## What you are asked to do:
All of the material should be reproduced exactly, with pictures left out.
##############################
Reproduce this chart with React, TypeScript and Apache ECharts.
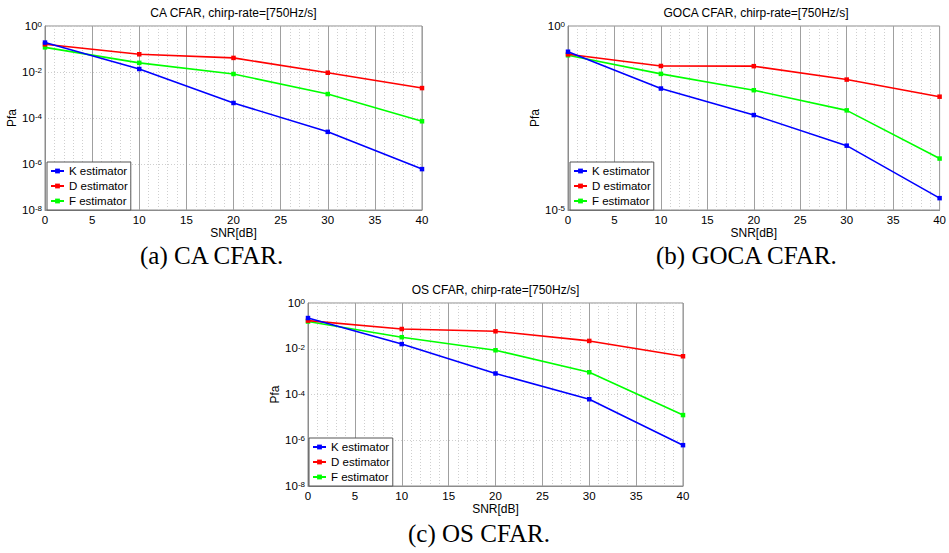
import React, { useEffect, useRef } from "react";
import * as echarts from "echarts";

const SNR = [0, 10, 20, 30, 40];
const X_TICKS_STEP = 5;
const SERIES_NAMES = ["K estimator", "D estimator", "F estimator"];
const SERIES_COLORS = ["#0000ff", "#ff0000", "#00ff00"];

const CA_K = [0.19, 0.0135, 4.5e-4, 2.5e-5, 6e-7];
const CA_D = [0.16, 0.059, 0.041, 0.0093, 0.002];
const CA_F = [0.118, 0.025, 0.0082, 0.0011, 7.2e-5];

const GOCA_K = [0.2, 0.02, 0.0038, 5.6e-4, 2.1e-5];
const GOCA_D = [0.17, 0.082, 0.081, 0.035, 0.012];
const GOCA_F = [0.16, 0.05, 0.018, 0.0051, 2.5e-4];

const OS_K = [0.22, 0.016, 8.3e-4, 6.2e-5, 6.1e-7];
const OS_D = [0.17, 0.073, 0.058, 0.022, 0.0047];
const OS_F = [0.155, 0.032, 0.0086, 9.4e-4, 1.26e-5];

const TITLES = [
  "CA CFAR, chirp-rate=[750Hz/s]",
  "GOCA CFAR, chirp-rate=[750Hz/s]",
  "OS CFAR, chirp-rate=[750Hz/s]",
];
const CAPTIONS = ["(a) CA CFAR.", "(b) GOCA CFAR.", "(c) OS CFAR."];
const Y_MIN = [1e-8, 1e-5, 1e-8];
const Y_DECADE_STEP = [2, 5, 2];
const PANEL_DATA = [
  [CA_K, CA_D, CA_F],
  [GOCA_K, GOCA_D, GOCA_F],
  [OS_K, OS_D, OS_F],
];

const SANS = "Liberation Sans, Arial, Helvetica, sans-serif";
const SERIF = "Liberation Serif, Times New Roman, serif";

// layout (pixels)
const GRIDS = [
  { left: 45, top: 26, width: 377, height: 184 },
  { left: 568, top: 26, width: 376, height: 184 },
  { left: 308, top: 303, width: 375, height: 183 },
];
const LEGEND_POS = [
  { left: 47, top: 162 },
  { left: 570, top: 162 },
  { left: 309, top: 438 },
];
const CAPTION_POS = [
  { x: 140, y: 255 },
  { x: 656, y: 255 },
  { x: 408, y: 533 },
];

export default function App() {
  const ref = useRef<HTMLDivElement>(null);

  useEffect(() => {
    if (!ref.current) return;
    const chart = echarts.init(ref.current, null, { renderer: "svg" });

    const grid = GRIDS.map((g) => ({
      ...g,
      show: true,
      borderColor: "#8c8c8c",
      borderWidth: 1,
      backgroundColor: "#fff",
    }));

    const xAxis = GRIDS.map((_, i) => ({
      type: "value",
      gridIndex: i,
      min: 0,
      max: 40,
      interval: X_TICKS_STEP,
      name: "SNR[dB]",
      nameLocation: "middle",
      nameGap: 13,
      nameTextStyle: { fontFamily: SANS, fontSize: 12, color: "#000" },
      axisLine: { show: true, lineStyle: { color: "#8c8c8c", width: 1 } },
      axisTick: { show: false },
      axisLabel: {
        fontFamily: SANS,
        fontSize: 11.5,
        color: "#000",
        margin: 4,
        showMinLabel: true,
        showMaxLabel: true,
      },
      splitLine: { show: true, lineStyle: { color: "#a0a0a0", width: 1 } },
      minorTick: { show: false, splitNumber: 5 },
      minorSplitLine: {
        show: true,
        lineStyle: { color: "#cfcfcf", width: 1, type: [1, 2] },
      },
    }));

    const yAxis = GRIDS.map((_, i) => ({
      type: "log",
      logBase: 10,
      gridIndex: i,
      min: Y_MIN[i],
      max: 1,
      interval: Y_DECADE_STEP[i],
      name: "Pfa",
      nameLocation: "middle",
      nameGap: 25,
      nameTextStyle: { fontFamily: SANS, fontSize: 12, color: "#000" },
      axisLine: { show: true, lineStyle: { color: "#8c8c8c", width: 1 } },
      axisTick: { show: false },
      axisLabel: {
        margin: 3,
        showMinLabel: true,
        showMaxLabel: true,
        formatter: (v: number) => {
          const e = Math.round(Math.log10(v));
          return `{b|10}{s|${e}}`;
        },
        rich: {
          b: {
            fontFamily: SANS,
            fontSize: 11.5,
            color: "#000",
            lineHeight: 11,
            padding: [3, 0, 0, 0],
            verticalAlign: "bottom",
          },
          s: {
            fontFamily: SANS,
            fontSize: 8,
            color: "#000",
            lineHeight: 8,
            verticalAlign: "top",
          },
        },
      },
      splitLine: {
        show: i !== 1,
        lineStyle: { color: "#cfcfcf", width: 1, type: [1, 2] },
      },
      minorSplitLine: { show: false },
    }));

    const series: any[] = [];
    PANEL_DATA.forEach((panel, p) => {
      panel.forEach((vals, s) => {
        series.push({
          type: "line",
          name: SERIES_NAMES[s],
          xAxisIndex: p,
          yAxisIndex: p,
          data: SNR.map((x, k) => [x, vals[k]]),
          symbol: "rect",
          symbolSize: 4.5,
          showSymbol: true,
          lineStyle: { color: SERIES_COLORS[s], width: 1.6 },
          itemStyle: { color: SERIES_COLORS[s] },
          emphasis: { disabled: true },
          z: 3 + (2 - s),
        });
      });
    });

    const legend = LEGEND_POS.map((pos) => ({
      ...pos,
      orient: "vertical",
      data: SERIES_NAMES,
      backgroundColor: "#fff",
      borderColor: "#555",
      borderWidth: 1,
      borderRadius: 0,
      padding: [3, 3, 3, 3],
      itemGap: 3,
      itemWidth: 13,
      itemHeight: 6,
      selectedMode: false,
      textStyle: {
        fontFamily: SANS,
        fontSize: 11.5,
        color: "#000",
        lineHeight: 12,
      },
    }));

    const title = TITLES.map((t, i) => ({
      text: t,
      left: GRIDS[i].left + GRIDS[i].width / 2,
      top: GRIDS[i].top - 19,
      textAlign: "center",
      padding: 0,
      textStyle: {
        fontFamily: SANS,
        fontSize: 12,
        fontWeight: "normal",
        color: "#000",
      },
    }));

    const graphic = CAPTIONS.map((c, i) => ({
      type: "text",
      x: CAPTION_POS[i].x,
      y: CAPTION_POS[i].y,
      style: {
        text: c,
        font: `25px ${SERIF}`,
        fill: "#000",
        textAlign: "left",
        textVerticalAlign: "middle",
      },
    }));

    chart.setOption({
      animation: false,
      backgroundColor: "#fff",
      title,
      grid,
      xAxis,
      yAxis,
      legend,
      series,
      graphic,
    } as any);

    return () => chart.dispose();
  }, []);

  return (
    <div
      ref={ref}
      style={{ position: "absolute", left: 0, top: 0, width: 949, height: 553 }}
    />
  );
}
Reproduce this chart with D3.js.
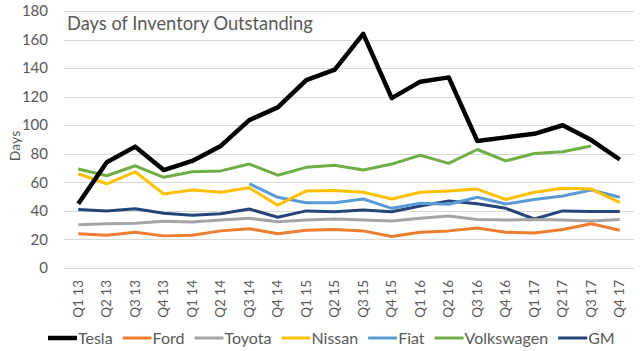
##############################
## Written answer:
Reproduce this chart with React, TypeScript and Apache ECharts.
import React, { useEffect, useRef } from "react";
import * as echarts from "echarts";

const SNR = [0, 10, 20, 30, 40];
const X_TICKS_STEP = 5;
const SERIES_NAMES = ["K estimator", "D estimator", "F estimator"];
const SERIES_COLORS = ["#0000ff", "#ff0000", "#00ff00"];

const CA_K = [0.19, 0.0135, 4.5e-4, 2.5e-5, 6e-7];
const CA_D = [0.16, 0.059, 0.041, 0.0093, 0.002];
const CA_F = [0.118, 0.025, 0.0082, 0.0011, 7.2e-5];

const GOCA_K = [0.2, 0.02, 0.0038, 5.6e-4, 2.1e-5];
const GOCA_D = [0.17, 0.082, 0.081, 0.035, 0.012];
const GOCA_F = [0.16, 0.05, 0.018, 0.0051, 2.5e-4];

const OS_K = [0.22, 0.016, 8.3e-4, 6.2e-5, 6.1e-7];
const OS_D = [0.17, 0.073, 0.058, 0.022, 0.0047];
const OS_F = [0.155, 0.032, 0.0086, 9.4e-4, 1.26e-5];

const TITLES = [
  "CA CFAR, chirp-rate=[750Hz/s]",
  "GOCA CFAR, chirp-rate=[750Hz/s]",
  "OS CFAR, chirp-rate=[750Hz/s]",
];
const CAPTIONS = ["(a) CA CFAR.", "(b) GOCA CFAR.", "(c) OS CFAR."];
const Y_MIN = [1e-8, 1e-5, 1e-8];
const Y_DECADE_STEP = [2, 5, 2];
const PANEL_DATA = [
  [CA_K, CA_D, CA_F],
  [GOCA_K, GOCA_D, GOCA_F],
  [OS_K, OS_D, OS_F],
];

const SANS = "Liberation Sans, Arial, Helvetica, sans-serif";
const SERIF = "Liberation Serif, Times New Roman, serif";

// layout (pixels)
const GRIDS = [
  { left: 45, top: 26, width: 377, height: 184 },
  { left: 568, top: 26, width: 376, height: 184 },
  { left: 308, top: 303, width: 375, height: 183 },
];
const LEGEND_POS = [
  { left: 47, top: 162 },
  { left: 570, top: 162 },
  { left: 309, top: 438 },
];
const CAPTION_POS = [
  { x: 140, y: 255 },
  { x: 656, y: 255 },
  { x: 408, y: 533 },
];

export default function App() {
  const ref = useRef<HTMLDivElement>(null);

  useEffect(() => {
    if (!ref.current) return;
    const chart = echarts.init(ref.current, null, { renderer: "svg" });

    const grid = GRIDS.map((g) => ({
      ...g,
      show: true,
      borderColor: "#8c8c8c",
      borderWidth: 1,
      backgroundColor: "#fff",
    }));

    const xAxis = GRIDS.map((_, i) => ({
      type: "value",
      gridIndex: i,
      min: 0,
      max: 40,
      interval: X_TICKS_STEP,
      name: "SNR[dB]",
      nameLocation: "middle",
      nameGap: 13,
      nameTextStyle: { fontFamily: SANS, fontSize: 12, color: "#000" },
      axisLine: { show: true, lineStyle: { color: "#8c8c8c", width: 1 } },
      axisTick: { show: false },
      axisLabel: {
        fontFamily: SANS,
        fontSize: 11.5,
        color: "#000",
        margin: 4,
        showMinLabel: true,
        showMaxLabel: true,
      },
      splitLine: { show: true, lineStyle: { color: "#a0a0a0", width: 1 } },
      minorTick: { show: false, splitNumber: 5 },
      minorSplitLine: {
        show: true,
        lineStyle: { color: "#cfcfcf", width: 1, type: [1, 2] },
      },
    }));

    const yAxis = GRIDS.map((_, i) => ({
      type: "log",
      logBase: 10,
      gridIndex: i,
      min: Y_MIN[i],
      max: 1,
      interval: Y_DECADE_STEP[i],
      name: "Pfa",
      nameLocation: "middle",
      nameGap: 25,
      nameTextStyle: { fontFamily: SANS, fontSize: 12, color: "#000" },
      axisLine: { show: true, lineStyle: { color: "#8c8c8c", width: 1 } },
      axisTick: { show: false },
      axisLabel: {
        margin: 3,
        showMinLabel: true,
        showMaxLabel: true,
        formatter: (v: number) => {
          const e = Math.round(Math.log10(v));
          return `{b|10}{s|${e}}`;
        },
        rich: {
          b: {
            fontFamily: SANS,
            fontSize: 11.5,
            color: "#000",
            lineHeight: 11,
            padding: [3, 0, 0, 0],
            verticalAlign: "bottom",
          },
          s: {
            fontFamily: SANS,
            fontSize: 8,
            color: "#000",
            lineHeight: 8,
            verticalAlign: "top",
          },
        },
      },
      splitLine: {
        show: i !== 1,
        lineStyle: { color: "#cfcfcf", width: 1, type: [1, 2] },
      },
      minorSplitLine: { show: false },
    }));

    const series: any[] = [];
    PANEL_DATA.forEach((panel, p) => {
      panel.forEach((vals, s) => {
        series.push({
          type: "line",
          name: SERIES_NAMES[s],
          xAxisIndex: p,
          yAxisIndex: p,
          data: SNR.map((x, k) => [x, vals[k]]),
          symbol: "rect",
          symbolSize: 4.5,
          showSymbol: true,
          lineStyle: { color: SERIES_COLORS[s], width: 1.6 },
          itemStyle: { color: SERIES_COLORS[s] },
          emphasis: { disabled: true },
          z: 3 + (2 - s),
        });
      });
    });

    const legend = LEGEND_POS.map((pos) => ({
      ...pos,
      orient: "vertical",
      data: SERIES_NAMES,
      backgroundColor: "#fff",
      borderColor: "#555",
      borderWidth: 1,
      borderRadius: 0,
      padding: [3, 3, 3, 3],
      itemGap: 3,
      itemWidth: 13,
      itemHeight: 6,
      selectedMode: false,
      textStyle: {
        fontFamily: SANS,
        fontSize: 11.5,
        color: "#000",
        lineHeight: 12,
      },
    }));

    const title = TITLES.map((t, i) => ({
      text: t,
      left: GRIDS[i].left + GRIDS[i].width / 2,
      top: GRIDS[i].top - 19,
      textAlign: "center",
      padding: 0,
      textStyle: {
        fontFamily: SANS,
        fontSize: 12,
        fontWeight: "normal",
        color: "#000",
      },
    }));

    const graphic = CAPTIONS.map((c, i) => ({
      type: "text",
      x: CAPTION_POS[i].x,
      y: CAPTION_POS[i].y,
      style: {
        text: c,
        font: `25px ${SERIF}`,
        fill: "#000",
        textAlign: "left",
        textVerticalAlign: "middle",
      },
    }));

    chart.setOption({
      animation: false,
      backgroundColor: "#fff",
      title,
      grid,
      xAxis,
      yAxis,
      legend,
      series,
      graphic,
    } as any);

    return () => chart.dispose();
  }, []);

  return (
    <div
      ref={ref}
      style={{ position: "absolute", left: 0, top: 0, width: 949, height: 553 }}
    />
  );
}
Reproduce this chart with D3.js.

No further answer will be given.